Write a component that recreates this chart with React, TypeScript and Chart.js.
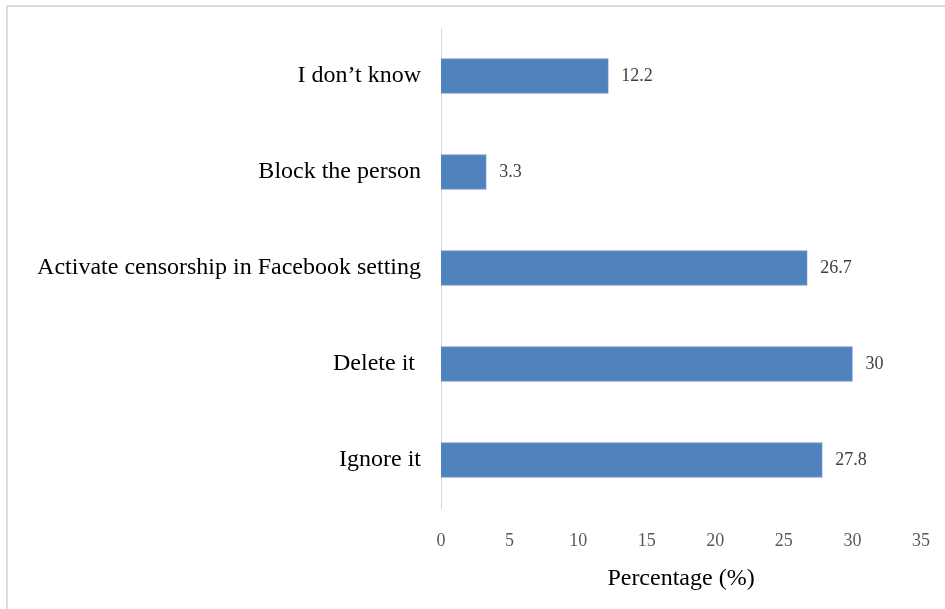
import React, { useEffect, useRef } from "react";
import { Chart, registerables } from "chart.js";

Chart.register(...registerables);

const categories = [
  "I don\u2019t know",
  "Block the person",
  "Activate censorship in Facebook setting",
  "Delete it ",
  "Ignore it",
];
const values = [12.2, 3.3, 26.7, 30, 27.8];
const axisTitle = "Percentage (%)";
const xMin = 0;
const xMax = 35;
const xStep = 5;

const SERIF = "'Liberation Serif', 'Times New Roman', serif";

const valueLabels = {
  id: "valueLabels",
  afterDatasetsDraw(chart: any) {
    const ctx = chart.ctx;
    const meta = chart.getDatasetMeta(0);
    ctx.save();
    ctx.font = `18px ${SERIF}`;
    ctx.fillStyle = "#404040";
    ctx.textAlign = "left";
    ctx.textBaseline = "middle";
    meta.data.forEach((bar: any, i: number) => {
      ctx.fillText(String(values[i]), bar.x + 13, bar.y);
    });
    ctx.restore();
  },
};

export default function App() {
  const ref = useRef<HTMLCanvasElement>(null);
  useEffect(() => {
    if (!ref.current) return;
    const chart = new Chart(ref.current, {
      type: "bar",
      data: {
        labels: categories,
        datasets: [
          {
            data: values,
            backgroundColor: "#4F81BD",
            borderColor: "#6A93C8",
            borderWidth: 1,
            barThickness: 35,
          },
        ],
      },
      options: {
        indexAxis: "y",
        animation: false,
        responsive: false,
        maintainAspectRatio: false,
        layout: { padding: { left: 0, top: 28, right: 24, bottom: 0 } },
        plugins: {
          legend: { display: false },
          tooltip: { enabled: false },
        },
        scales: {
          x: {
            min: xMin,
            max: xMax,
            ticks: {
              stepSize: xStep,
              color: "#595959",
              font: { family: SERIF, size: 18 },
              padding: 22,
            },
            grid: { display: false, drawTicks: false },
            border: { display: false },
            title: {
              display: true,
              text: axisTitle,
              color: "#000000",
              font: { family: SERIF, size: 24 },
              padding: { top: 0, bottom: 16 },
            },
            afterFit(scale: any) {
              scale.height = 101;
              scale.paddingLeft = 0;
              scale.paddingRight = 0;
            },
          },
          y: {
            ticks: {
              color: "#000000",
              font: { family: SERIF, size: 24 },
              padding: 20,
            },
            grid: { display: false, drawTicks: false },
            border: { display: true, color: "#D9D9D9", width: 1 },
            afterFit(scale: any) {
              scale.width = 441;
              scale.paddingTop = 0;
              scale.paddingBottom = 0;
            },
          },
        },
      },
      plugins: [valueLabels],
    });
    return () => chart.destroy();
  }, []);

  return (
    <div style={{ position: "absolute", left: 0, top: 0, width: 945, height: 609, background: "#fff", overflow: "hidden" }}>
      <div style={{ position: "absolute", left: 6, top: 5, width: 939, height: 604, borderTop: "2px solid #DCDCDC", borderLeft: "2px solid #DCDCDC" }} />
      <canvas ref={ref} width={945} height={609} style={{ position: "absolute", left: 0, top: 0 }} />
    </div>
  );
}
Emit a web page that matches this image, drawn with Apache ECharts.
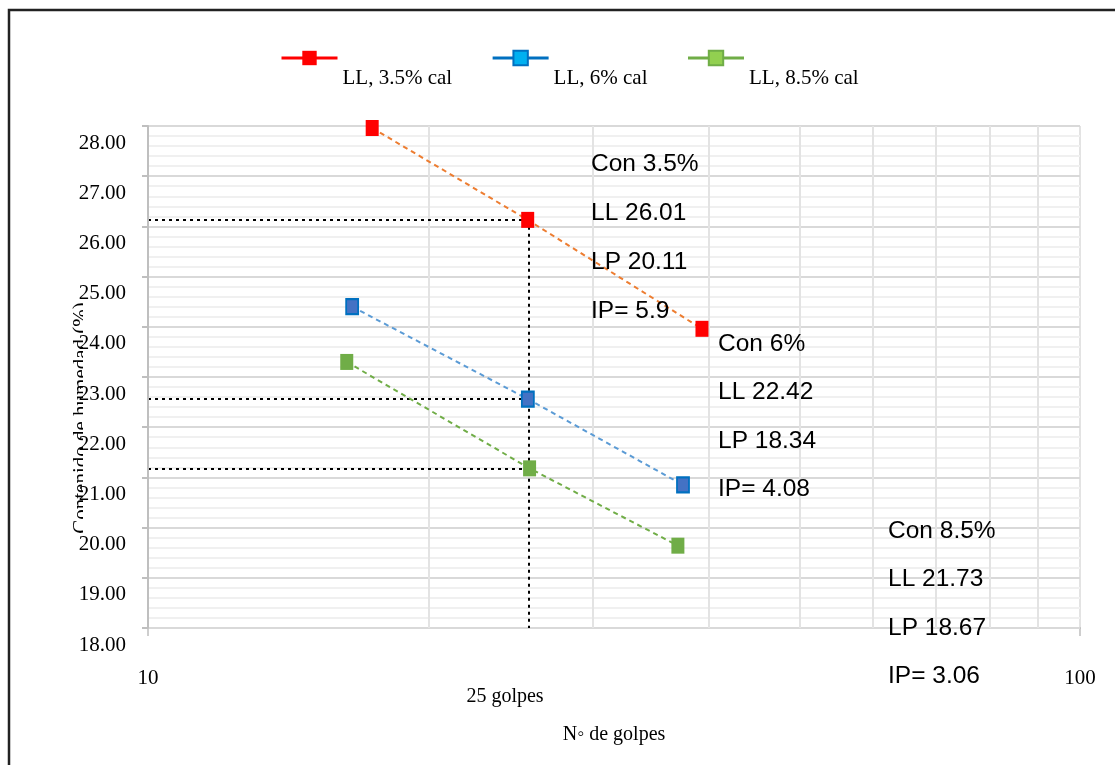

PROBLEM DETAILS: Set the lines above down again, word for word, from the first through the one containing "Serif', 'Times New"; pictures excluded.

WRITTEN ANSWER:
Write a component that recreates this chart with React, TypeScript and Chart.js.
import React, { useEffect, useRef } from "react";
import { Chart, registerables } from "chart.js";

Chart.register(...registerables);

const categories = [
  "I don\u2019t know",
  "Block the person",
  "Activate censorship in Facebook setting",
  "Delete it ",
  "Ignore it",
];
const values = [12.2, 3.3, 26.7, 30, 27.8];
const axisTitle = "Percentage (%)";
const xMin = 0;
const xMax = 35;
const xStep = 5;

const SERIF = "'Liberation Serif', 'Times New Roman', serif";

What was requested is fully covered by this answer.